*WRITTEN INSTRUCTION:*
Retype the data that follows line by line, exactly, and leave its pictures out.

*DATASET CONTENT:*
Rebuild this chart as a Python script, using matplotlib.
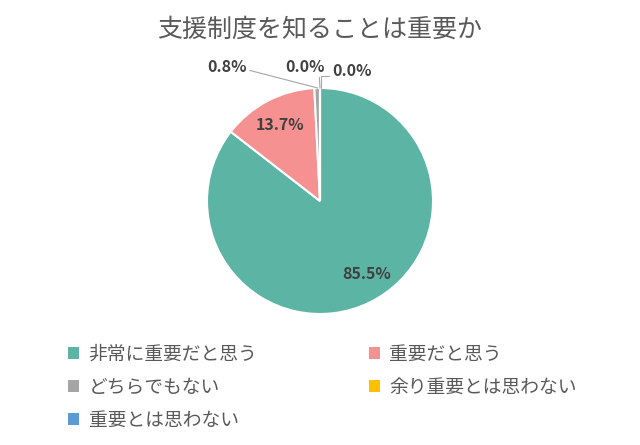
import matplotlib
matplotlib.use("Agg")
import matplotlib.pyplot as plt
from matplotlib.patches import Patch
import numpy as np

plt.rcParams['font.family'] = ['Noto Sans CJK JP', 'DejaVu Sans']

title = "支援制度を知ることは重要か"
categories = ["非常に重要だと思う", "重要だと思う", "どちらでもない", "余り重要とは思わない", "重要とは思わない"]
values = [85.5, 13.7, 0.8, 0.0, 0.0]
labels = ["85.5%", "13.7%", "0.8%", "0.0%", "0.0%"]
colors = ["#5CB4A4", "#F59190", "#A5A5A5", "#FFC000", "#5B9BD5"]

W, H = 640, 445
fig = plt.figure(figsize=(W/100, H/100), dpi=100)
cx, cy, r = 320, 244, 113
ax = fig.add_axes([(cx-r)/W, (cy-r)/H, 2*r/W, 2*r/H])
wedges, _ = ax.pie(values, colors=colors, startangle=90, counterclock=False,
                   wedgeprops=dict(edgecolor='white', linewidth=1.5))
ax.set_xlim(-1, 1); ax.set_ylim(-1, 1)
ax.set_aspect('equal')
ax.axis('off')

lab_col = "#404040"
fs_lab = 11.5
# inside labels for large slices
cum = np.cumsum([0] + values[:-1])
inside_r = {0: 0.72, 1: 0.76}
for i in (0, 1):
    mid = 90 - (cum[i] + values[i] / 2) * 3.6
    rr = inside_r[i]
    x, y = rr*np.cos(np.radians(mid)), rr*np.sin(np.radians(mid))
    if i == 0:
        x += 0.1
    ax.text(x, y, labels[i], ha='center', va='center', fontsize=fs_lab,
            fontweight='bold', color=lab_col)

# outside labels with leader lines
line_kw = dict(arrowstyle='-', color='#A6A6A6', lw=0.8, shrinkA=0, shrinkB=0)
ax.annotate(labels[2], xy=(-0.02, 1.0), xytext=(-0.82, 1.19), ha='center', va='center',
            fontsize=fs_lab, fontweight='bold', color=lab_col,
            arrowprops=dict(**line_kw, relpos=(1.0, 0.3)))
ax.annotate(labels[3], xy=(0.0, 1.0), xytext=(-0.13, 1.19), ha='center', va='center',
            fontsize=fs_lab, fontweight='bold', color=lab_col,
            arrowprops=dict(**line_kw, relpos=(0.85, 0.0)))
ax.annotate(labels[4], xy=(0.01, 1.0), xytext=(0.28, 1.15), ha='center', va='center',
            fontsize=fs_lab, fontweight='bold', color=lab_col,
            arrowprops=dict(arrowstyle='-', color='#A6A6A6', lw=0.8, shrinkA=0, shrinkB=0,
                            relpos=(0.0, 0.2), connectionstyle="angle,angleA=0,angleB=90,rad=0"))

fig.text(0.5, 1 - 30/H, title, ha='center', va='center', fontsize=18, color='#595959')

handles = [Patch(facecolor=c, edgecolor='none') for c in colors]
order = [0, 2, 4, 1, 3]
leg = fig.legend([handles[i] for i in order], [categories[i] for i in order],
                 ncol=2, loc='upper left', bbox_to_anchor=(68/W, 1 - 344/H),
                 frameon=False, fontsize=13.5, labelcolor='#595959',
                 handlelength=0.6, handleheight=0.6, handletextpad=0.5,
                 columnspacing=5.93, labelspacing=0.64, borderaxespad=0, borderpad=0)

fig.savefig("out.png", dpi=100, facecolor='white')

*EXERCISE RESULT:*
Rebuild this chart as a Python script, using matplotlib.
import matplotlib
matplotlib.use("Agg")
import matplotlib.pyplot as plt
from matplotlib.patches import Patch
import numpy as np

plt.rcParams['font.family'] = ['Noto Sans CJK JP', 'DejaVu Sans']

title = "支援制度を知ることは重要か"
categories = ["非常に重要だと思う", "重要だと思う", "どちらでもない", "余り重要とは思わない", "重要とは思わない"]
values = [85.5, 13.7, 0.8, 0.0, 0.0]
labels = ["85.5%", "13.7%", "0.8%", "0.0%", "0.0%"]
colors = ["#5CB4A4", "#F59190", "#A5A5A5", "#FFC000", "#5B9BD5"]

W, H = 640, 445
fig = plt.figure(figsize=(W/100, H/100), dpi=100)
cx, cy, r = 320, 244, 113
ax = fig.add_axes([(cx-r)/W, (cy-r)/H, 2*r/W, 2*r/H])
wedges, _ = ax.pie(values, colors=colors, startangle=90, counterclock=False,
                   wedgeprops=dict(edgecolor='white', linewidth=1.5))
ax.set_xlim(-1, 1); ax.set_ylim(-1, 1)
ax.set_aspect('equal')
ax.axis('off')

lab_col = "#404040"
fs_lab = 11.5
# inside labels for large slices
cum = np.cumsum([0] + values[:-1])
inside_r = {0: 0.72, 1: 0.76}
for i in (0, 1):
    mid = 90 - (cum[i] + values[i] / 2) * 3.6
    rr = inside_r[i]
    x, y = rr*np.cos(np.radians(mid)), rr*np.sin(np.radians(mid))
    if i == 0:
        x += 0.1
    ax.text(x, y, labels[i], ha='center', va='center', fontsize=fs_lab,
            fontweight='bold', color=lab_col)

# outside labels with leader lines
line_kw = dict(arrowstyle='-', color='#A6A6A6', lw=0.8, shrinkA=0, shrinkB=0)
ax.annotate(labels[2], xy=(-0.02, 1.0), xytext=(-0.82, 1.19), ha='center', va='center',
            fontsize=fs_lab, fontweight='bold', color=lab_col,
            arrowprops=dict(**line_kw, relpos=(1.0, 0.3)))
ax.annotate(labels[3], xy=(0.0, 1.0), xytext=(-0.13, 1.19), ha='center', va='center',
            fontsize=fs_lab, fontweight='bold', color=lab_col,
            arrowprops=dict(**line_kw, relpos=(0.85, 0.0)))
ax.annotate(labels[4], xy=(0.01, 1.0), xytext=(0.28, 1.15), ha='center', va='center',
            fontsize=fs_lab, fontweight='bold', color=lab_col,
            arrowprops=dict(arrowstyle='-', color='#A6A6A6', lw=0.8, shrinkA=0, shrinkB=0,
                            relpos=(0.0, 0.2), connectionstyle="angle,angleA=0,angleB=90,rad=0"))

fig.text(0.5, 1 - 30/H, title, ha='center', va='center', fontsize=18, color='#595959')

handles = [Patch(facecolor=c, edgecolor='none') for c in colors]
order = [0, 2, 4, 1, 3]
leg = fig.legend([handles[i] for i in order], [categories[i] for i in order],
                 ncol=2, loc='upper left', bbox_to_anchor=(68/W, 1 - 344/H),
                 frameon=False, fontsize=13.5, labelcolor='#595959',
                 handlelength=0.6, handleheight=0.6, handletextpad=0.5,
                 columnspacing=5.93, labelspacing=0.64, borderaxespad=0, borderpad=0)

fig.savefig("out.png", dpi=100, facecolor='white')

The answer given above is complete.